Worshipped by those in attendance, that level of respect is clearly reciprocated: “We’ve had good times, we’ve had some horrendous times, but the one constant is you [the supporters]. That’s what makes the difference. To be fair, when you look at the Bayern Munich game [in 1985] we would have lost that but for you.”
Returning to off the pitch matters, Southall closed with several pertinent points. “I’m not a particularly great lover of the board, but at the same time I don’t hear anybody saying who can come in and replace them; that’s the biggest problem.

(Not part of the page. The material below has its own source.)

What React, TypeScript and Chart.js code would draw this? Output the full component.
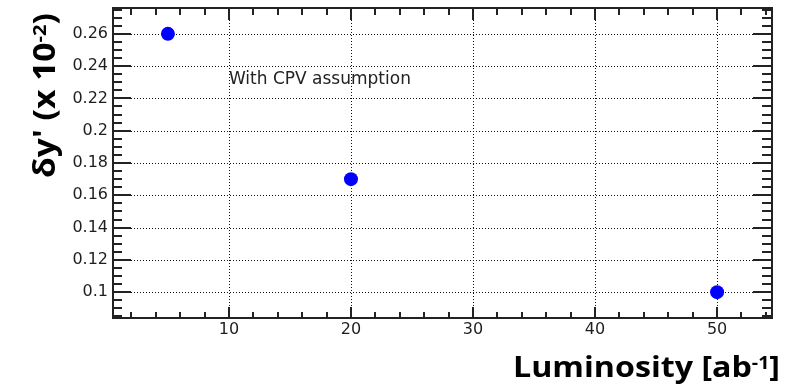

You are doing a good thing; but what is the aim, who is going to take their place, where is the money going to come from?
Whether the answers to these questions should come from The Blue Union, Everton Football Club, the local media, or a mixture of the three, it is obvious the answers to these questions would enable the club to move forward.
Southall ended the serious side of his comments with a final point on investment: “If you are going to have investment, it has got to be the right investment with the right people who know the history of the club and get you, get the history, and get what it means to you. That is why it is not bad for Martinez to come here, he’s been in the North West and he knows what the club means to people.”
Rounding off the meeting, the Blue Union welcomed suggestions and discussed possible measures for their campaign. While the group “will not advocate the boycotting of matches”, they “will advocate boycotting the partners of the club.”
Having had three public meetings within four months, from September 2011 – January 2012, the gap to this meeting was an overly long seventeen months. As a result, the group proposed regular meetings in a bid to “sell their message” and “get people knowing it”.
The Blue Union may not be to the liking of all Everton supporters, some like them, many more loathe them, yet it was clear from the meeting on Saturday that each attendee wants the best for their football club and no supporter should be criticised for that.